Filipinos takes the phrase “Christmas season” to a different level, the 1st of September marks the start of the Yuletide season or best known as the BER-months (SeptemBER to DecemBER), when decorations are put up and Christmas carols are played in shopping malls, radios and it jingles all the way up until the Feast of the Three Kings in January.
There’s no textbook explanation for why we celebrate Christmas so early, there are hundreds of theories, but we’ll leave that topic for another time. The long festival days are associated with many unique Filipino traditions, here are some:
Approximately 80% of Filipinos are Catholics, and celebrating Christmas definitely involves religious activities. Influenced by the Spaniards there’s the “Simbang Gabi” (Dawn Mass) or popular by its Spanish name “Misa de Gallo”. It’s a series of nine dawn masses on the days leading up to Christmas. It starts on December 16th until Christmas Eve. As we continue this tradition, many Filipinos credit Simbang Gabi with the belief that when they complete the entire series of nine dawn masses, it is said that their wishes will be granted.
Most sought-after seasonal Filipino delicacies – Bibingka (Rice Cake) and Puto Bumbong (purple steamed rice cake cooked inside a bamboo tube), often sold outside Churches during the Simbang Gabi.
Parol or Filipino Christmas Lantern – It is a star-shaped lantern which is the iconic symbol of Christmas in the Philippines. It is typically being hanged outside Filipino houses.
Most of the children go from house to house singing Christmas carols for the residents. This is known as the “Caroling” as it is known in the US and other countries. BUT- these carolers have homemade instruments made from cola bottle tops or biscuit tins. Speaking of creativity, right?

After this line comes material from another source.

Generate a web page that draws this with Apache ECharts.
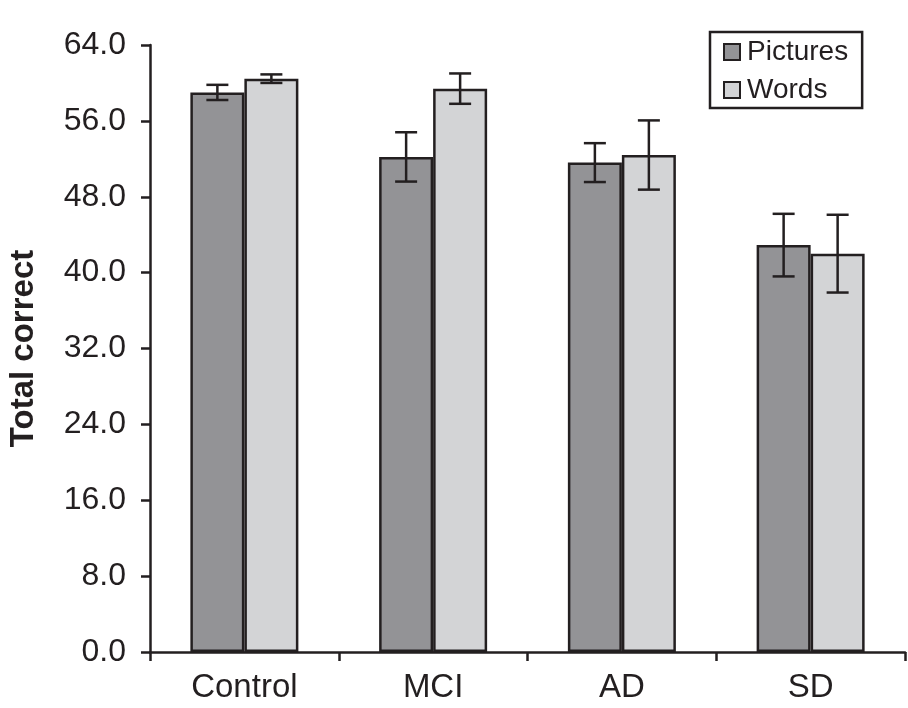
<!DOCTYPE html>
<html>
<head>
<meta charset="utf-8">
<script src="https://cdn.jsdelivr.net/npm/echarts@6/dist/echarts.min.js"></script>
<style>
  html, body { margin: 0; padding: 0; background: #fff; }
  #chart { width: 908px; height: 708px; }
</style>
</head>
<body>
<div id="chart"></div>
<script type="text/javascript">
// categories and values
var groups = ['Control', 'MCI', 'AD', 'SD'];
var pictures = [59.0, 52.2, 51.6, 42.9];
var picturesErr = [0.8, 2.6, 2.05, 3.3];
var words = [60.45, 59.4, 52.4, 42.0];
var wordsErr = [0.45, 1.6, 3.65, 4.1];
var yTicks = [0, 8, 16, 24, 32, 40, 48, 56, 64];

var ink = '#231f20';
var font = 'Liberation Sans, Arial, sans-serif';
var barW = 54;

function errData(vals, errs) {
    var out = [];
    for (var i = 0; i < vals.length; i++) {
        out.push([i, vals[i] - errs[i], vals[i] + errs[i]]);
    }
    return out;
}

// whisker drawn at the bar centre (shift = -1 left bar, +1 right bar)
function whisker(shift) {
    return function (params, api) {
        var x = api.value(0);
        var lo = api.coord([x, api.value(1)]);
        var hi = api.coord([x, api.value(2)]);
        var cx = lo[0] + shift * barW / 2;
        var cap = 11;
        var st = { stroke: ink, lineWidth: 2.5 };
        return {
            type: 'group',
            children: [
                { type: 'line', shape: { x1: cx, y1: hi[1], x2: cx, y2: lo[1] }, style: st },
                { type: 'line', shape: { x1: cx - cap, y1: hi[1], x2: cx + cap, y2: hi[1] }, style: st },
                { type: 'line', shape: { x1: cx - cap, y1: lo[1], x2: cx + cap, y2: lo[1] }, style: st }
            ]
        };
    };
}

var chart = echarts.init(document.getElementById('chart'));
var option = {
    animation: false,
    backgroundColor: '#ffffff',
    textStyle: { fontFamily: font, color: ink },
    grid: { left: 150, right: 3, top: 45, bottom: 56, containLabel: false, outerBoundsMode: 'none' },
    legend: {
        data: ['Pictures', 'Words'],
        orient: 'vertical',
        left: 710,
        top: 32,
        padding: [5, 14, 3, 13],
        borderColor: ink,
        borderWidth: 2.5,
        borderRadius: 0,
        icon: 'rect',
        itemWidth: 16,
        itemHeight: 16,
        itemGap: 8,
        itemStyle: { borderColor: ink, borderWidth: 2 },
        textStyle: { fontFamily: font, fontSize: 28, color: ink, lineHeight: 30, padding: [0, 0, 0, 2] }
    },
    xAxis: {
        type: 'category',
        data: groups,
        axisLine: { lineStyle: { color: ink, width: 2.5 } },
        axisTick: { show: true, length: 9, lineStyle: { color: ink, width: 2.5 } },
        axisLabel: { fontFamily: font, fontSize: 33, color: ink, margin: 19 }
    },
    yAxis: {
        type: 'value',
        min: yTicks[0],
        max: yTicks[yTicks.length - 1],
        interval: yTicks[1] - yTicks[0],
        name: 'Total correct',
        nameLocation: 'middle',
        nameGap: 110,
        nameTextStyle: { fontFamily: font, fontSize: 33, fontWeight: 'bold', color: ink },
        axisLine: { show: true, lineStyle: { color: ink, width: 2.5 } },
        axisTick: { show: true, length: 9, lineStyle: { color: ink, width: 2.5 } },
        splitLine: { show: false },
        axisLabel: {
            fontFamily: font, fontSize: 32, color: ink, margin: 24,
            formatter: function (v) { return v.toFixed(1); }
        }
    },
    series: [
        {
            name: 'Pictures',
            type: 'bar',
            barWidth: barW,
            barGap: '0%',
            data: pictures,
            itemStyle: { color: '#939396', borderColor: ink, borderWidth: 2.5 }
        },
        {
            name: 'Words',
            type: 'bar',
            barWidth: barW,
            barGap: '0%',
            data: words,
            itemStyle: { color: '#d3d4d6', borderColor: ink, borderWidth: 2.5 }
        },
        {
            type: 'custom',
            renderItem: whisker(-1),
            data: errData(pictures, picturesErr),
            z: 10
        },
        {
            type: 'custom',
            renderItem: whisker(1),
            data: errData(words, wordsErr),
            z: 10
        }
    ]
};
chart.setOption(option);
</script>
</body>
</html>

Noche Buena- In Spanish-speaking countries as well as the Philippines, Noche Buena refers to Christmas Eve and the feast before Christmas. It’s the highlight of the Christmas celebration, the food prepared and severed are diverse. While holiday meals are ubiquitous, Filipino Noche Buenas are typically shared with family and neighbors.
Christmas Parties Galore- who says eating stops after Noche Buena? Filipinos love to have a good time with their friends and loved ones, and Christmas is one of the best excuses to throw parties, unli food? drinks? karaoke anyone? Don’t bother with the futile attempt to stick to your diet – it’s not happening, trust me!
Christmas in the Philippines is all about families. It’s a time for reunions – meeting relatives and friends you may not have seen in a long time. Almost all Filipinos, especially those working or living abroad, return home during Christmas, braving the crowded airports as families and friends gather to celebrate. Filipinos’ strong sense of family and the preservation of bonds make Christmas the perfect time to share love and blessings.
It’s almost always a Merry Christmas in the Philippines. Circumstances may be challenging at times, families may not always be complete, some may even have to work on Christmas eve, but certainly, Filipinos know how to see the light in Christmas. This is why even Filipinos abroad would agree when I say “Iba talaga ang pasko sa Pinas!” or Christmas is indeed different in the Philippines.
I guess the next question would be, why do Filipinos start celebrating the Holidays in September? Filipino are very family-oriented, if you end up in the presence of Filipinos for an extended period of time, you can expect the visitor hospitality to turn into genuine familial love, having said that, once an honorary member of a Filipino family, you can also expect to be invited to all of their fun and food filled gatherings. The holiday season’s long celebration boils down to the people’s love of family and friends, love of celebrations and the core Filipino trait of optimism, humor, positivity and “pakikisama” (getting along with each other).